I want to tell you a story.

Last week after worship had concluded and most of you had gone home, I was up in my study with Drew and Francisco and my phone rang. It was Libby, standing outside the front door with two of our neighbors here on the block who wanted to discuss a rumor they’d heard that the congregation was considering opening a warming center for homeless adults as part of our mission and outreach. Our neighbors were upset that the church might make a change in our programming that would have unintended negative consequences for their families and households.

We stood, representatives of St. Luke’s and representatives from the block, in front of the church for about twenty minutes in a discussion that was, at times, tense. For our part, we were trying to both assure our neighbors that we were not currently planning to house a warming center at St. Luke’s and to communicate that we remain committed to serving the needs of those in our community with the deepest and most desperate needs.

There’s more to this story. You could ask any member of the church council for details and they could give you some more background on where this story came from, but for the purpose of this morning’s discussion I want to focus on one element of what happened last Sunday: we were talking faith and politics.

Politics. It’s a funny word. It’s supposed to be what unites us, but so often it’s what divides us. The word politics comes from the same word we use in the church to talk about how we govern ourselves, polity. Politics, polity, policy, police all come from the same ancient concept of the polis, a Greek word that signifies both a city and the citizens therein. It is a word that describes the ways that the individual relates to the community. Alone we are people, together we are a polis. Alone we can do what we want, but together we need rules and then people to enforce them so that the rights of one are protected from the abuses of the many.

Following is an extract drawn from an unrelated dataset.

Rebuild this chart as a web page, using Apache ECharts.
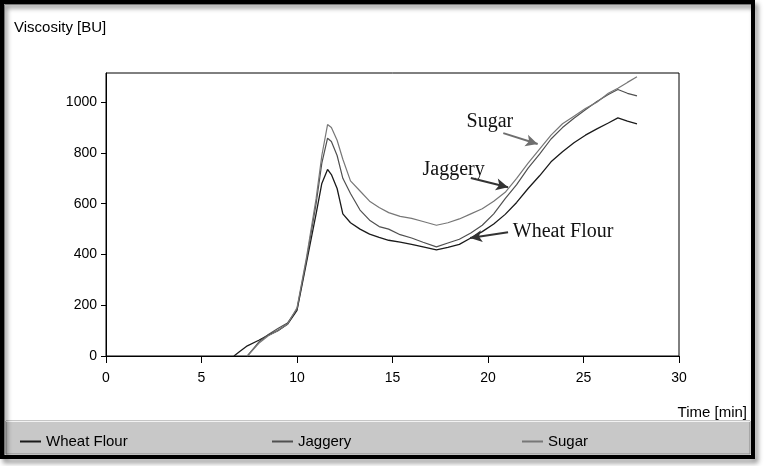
<!DOCTYPE html>
<html>
<head>
<meta charset="utf-8">
<script src="https://cdn.jsdelivr.net/npm/echarts@6/dist/echarts.min.js"></script>
<style>
html, body { margin: 0; padding: 0; background: #fff; }
#main { width: 767px; height: 466px; }
</style>
</head>
<body>
<div id="main"></div>
<script>
// time grid (min) shared by the three curves
var times = [6.7, 7.0, 7.4, 8.0, 8.5, 9.0, 9.5, 10.0, 10.5, 11.0, 11.3, 11.6, 11.8, 12.1, 12.4, 12.8, 13.3, 13.8, 14.3, 14.8,
	15.4, 16.0, 16.6, 17.3, 17.9, 18.5, 19.1, 19.7, 20.3, 20.9, 21.5, 22.1, 22.7, 23.3, 23.9, 24.5, 25.1, 25.7, 26.3, 26.8, 27.3, 27.8];

var wheatFlour = [0, 18, 40, 62, 82, 100, 125, 180, 370, 560, 680, 735, 715, 660, 560, 525, 500, 480, 467, 456,
	449, 440, 430, 418, 428, 440, 465, 490, 520, 558, 605, 660, 710, 765, 805, 840, 870, 895, 918, 938, 925, 915];
var jaggery = [null, null, 0, 55, 85, 108, 130, 185, 380, 600, 760, 858, 845, 790, 700, 640, 575, 535, 510, 500,
	478, 465, 448, 430, 445, 460, 485, 515, 560, 620, 675, 740, 795, 855, 900, 937, 970, 1003, 1030, 1050, 1035, 1025];
var sugar = [null, null, 0, 50, 80, 100, 125, 190, 390, 620, 790, 912, 900, 850, 775, 690, 650, 610, 585, 565,
	550, 542, 530, 515, 525, 540, 560, 580, 610, 645, 700, 760, 815, 870, 915, 945, 975, 1000, 1035, 1055, 1078, 1100];

var xTicks = [0, 5, 10, 15, 20, 25, 30];
var yTicks = [0, 200, 400, 600, 800, 1000];

// annotations: [label, text pos, arrow start, arrow end] in (min, BU)
var sugarNote = ['Sugar', [20.1, 921], [20.8, 878], [22.6, 835]];
var jaggeryNote = ['Jaggery', [18.2, 732], [19.1, 701], [21.05, 665]];
var wheatNote = ['Wheat Flour', [21.3, 488], [21.05, 488], [19.06, 465]];

function pairs(vals) {
	return times.map(function (t, i) { return [t, vals[i]]; });
}

var font = 'Liberation Sans, Arial, sans-serif';

function arrowLine(note, color) {
	return {
		silent: true,
		symbol: ['none', 'arrow'],
		symbolSize: [9, 12],
		label: { show: false },
		lineStyle: { color: color, width: 2, type: 'solid' },
		animation: false,
		data: [[{ coord: note[2] }, { coord: note[3] }]]
	};
}

var myChart = echarts.init(document.getElementById('main'));

var option = {
	backgroundColor: '#fff',
	animation: false,
	title: [
		{ text: 'Viscosity [BU]', left: 9, top: 15, textStyle: { fontFamily: font, fontSize: 15, fontWeight: 'normal', color: '#000' } },
		{ text: 'Time [min]', right: 15, top: 400, textStyle: { fontFamily: font, fontSize: 15, fontWeight: 'normal', color: '#000' } }
	],
	legend: [
		{ data: ['Wheat Flour'], left: 15, top: 429, icon: 'rect', itemWidth: 21, itemHeight: 2, textStyle: { fontFamily: font, fontSize: 15, color: '#000' } },
		{ data: ['Jaggery'], left: 267, top: 429, icon: 'rect', itemWidth: 21, itemHeight: 2, textStyle: { fontFamily: font, fontSize: 15, color: '#000' } },
		{ data: ['Sugar'], left: 517, top: 429, icon: 'rect', itemWidth: 21, itemHeight: 2, textStyle: { fontFamily: font, fontSize: 15, color: '#000' } }
	],
	grid: {
		left: 106, right: 88, top: 73, bottom: 110,
		show: true, borderColor: '#000', borderWidth: 1, backgroundColor: 'transparent'
	},
	xAxis: {
		type: 'value', min: 0, max: 30, interval: 5,
		axisLine: { lineStyle: { color: '#000', width: 1 } },
		axisTick: { length: 7, lineStyle: { color: '#000' } },
		axisLabel: { margin: 15, fontFamily: font, fontSize: 14, color: '#000', customValues: xTicks },
		splitLine: { show: false }
	},
	yAxis: {
		type: 'value', min: 0, max: 1115,
		axisLine: { show: true, lineStyle: { color: '#000', width: 1 } },
		axisTick: { show: true, length: 5, lineStyle: { color: '#000' }, customValues: yTicks },
		axisLabel: { margin: 9, fontFamily: font, fontSize: 14, color: '#000', customValues: yTicks, formatter: function (v) { return String(v); } },
		splitLine: { show: false }
	},
	series: [
		{ name: 'Wheat Flour', type: 'line', symbol: 'none', data: pairs(wheatFlour), color: '#1a1a1a', lineStyle: { width: 1.3 }, markLine: arrowLine(wheatNote, '#333') },
		{ name: 'Jaggery', type: 'line', symbol: 'none', data: pairs(jaggery), color: '#505050', lineStyle: { width: 1.2 }, markLine: arrowLine(jaggeryNote, '#333') },
		{ name: 'Sugar', type: 'line', symbol: 'none', data: pairs(sugar), color: '#777', lineStyle: { width: 1.2 }, markLine: arrowLine(sugarNote, '#6e6e6e') }
	]
};

myChart.setOption(option);

// frame, legend bar and annotation text
function noteText(note, align) {
	var p = myChart.convertToPixel({ gridIndex: 0 }, note[1]);
	return {
		type: 'text', x: p[0], y: p[1],
		style: { text: note[0], fill: '#111', font: '20px "Liberation Serif", "Times New Roman", serif', textAlign: align, textVerticalAlign: 'middle' }
	};
}

myChart.setOption({
	graphic: [
		{ type: 'rect', shape: { x: 6, y: 421, width: 744, height: 33 }, style: { fill: '#c8c8c8', stroke: '#8c8c8c', lineWidth: 1 }, z: -1 },
		{ type: 'line', shape: { x1: 6, y1: 421.5, x2: 750, y2: 421.5 }, style: { stroke: '#f2f2f2', lineWidth: 1 } },
		{ type: 'rect', shape: { x: 4.5, y: 4.5, width: 747, height: 451 }, style: { fill: null, stroke: '#9a9a9a', lineWidth: 1 } },
		{ type: 'rect', shape: { x: 2, y: 2, width: 751, height: 455 }, style: { fill: null, stroke: '#000', lineWidth: 4, shadowBlur: 5, shadowOffsetX: 3, shadowOffsetY: 4, shadowColor: 'rgba(0,0,0,0.45)' } },
		noteText(sugarNote, 'center'),
		noteText(jaggeryNote, 'center'),
		noteText(wheatNote, 'left')
	]
});
</script>
</body>
</html>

When neighbors disagree about what kinds of materials, resources and services belong in their community, they are talking politics, but politics isn’t just talk. Each week, twice a week, St. Luke’s and the other congregations that support Elijah’s Pantry feed hundreds of families. That is politics. We open our doors to people recovering from years of addictions that, sometimes, drove them to break the rules of our polis in acts of theft or violence. We provide a safe place for people to heal from the wounds of the past and the pains of the present. That is politics. Anytime we cast a vision for how human beings should be able to live with one another, support one another, and hold one another accountable, we are talking about politics.

Why then is it so difficult to talk about faith and politics?

The fact is, as I’ve just described, many times we talk about faith and politics without even knowing it. As our neighbors shared their concerns with us, we spoke explicitly about what it means for us, as Christians, to care for our neighbors – the ones with addresses and the ones without. Care of the neighbor is a Christian value and a faith practice with roots in Hebrew scripture and the teachings of Jesus. So, whenever we talk and whenever we act to serve the needs of our neighbor, we are living at the intersection of faith and politics.

The issue gets a little trickier when we begin to speak about what happens beyond our block, on the streets of downtown Chicago where protesters are demanding a new relationship between workers and wealth, or on the campaign trail where candidates for office share their views on how the nation should respond to the issue of undocumented immigrants. These are topics on which the bible has much to say as well, but how are we as a church equipped to bring the faith that is in us out of the confines of our sanctuaries and into the public conversation on the common good?

The scriptures assigned for this morning are full of politics. In the passage from Isaiah, the prophet declares that God has elected Cyrus, the king of Persia, to subdue nations and to strip kings of their robes. The Israelites had no trouble believing that God was concerned about politics, because they understood God to be concerned about people, and the two always go together.

Likewise, the faith and politics come up directly in Matthew’s gospel this morning, as the Pharisees try to entrap Jesus with questions about taxes, and whether or not it is lawful for people of faith to support the cause of government. Jesus avoids their trap with a command that forces them, and us, to acknowledge where our deepest loyalties lie, “give therefore to the emperor the things that are the emperor’s, and to God the things that are God’s.”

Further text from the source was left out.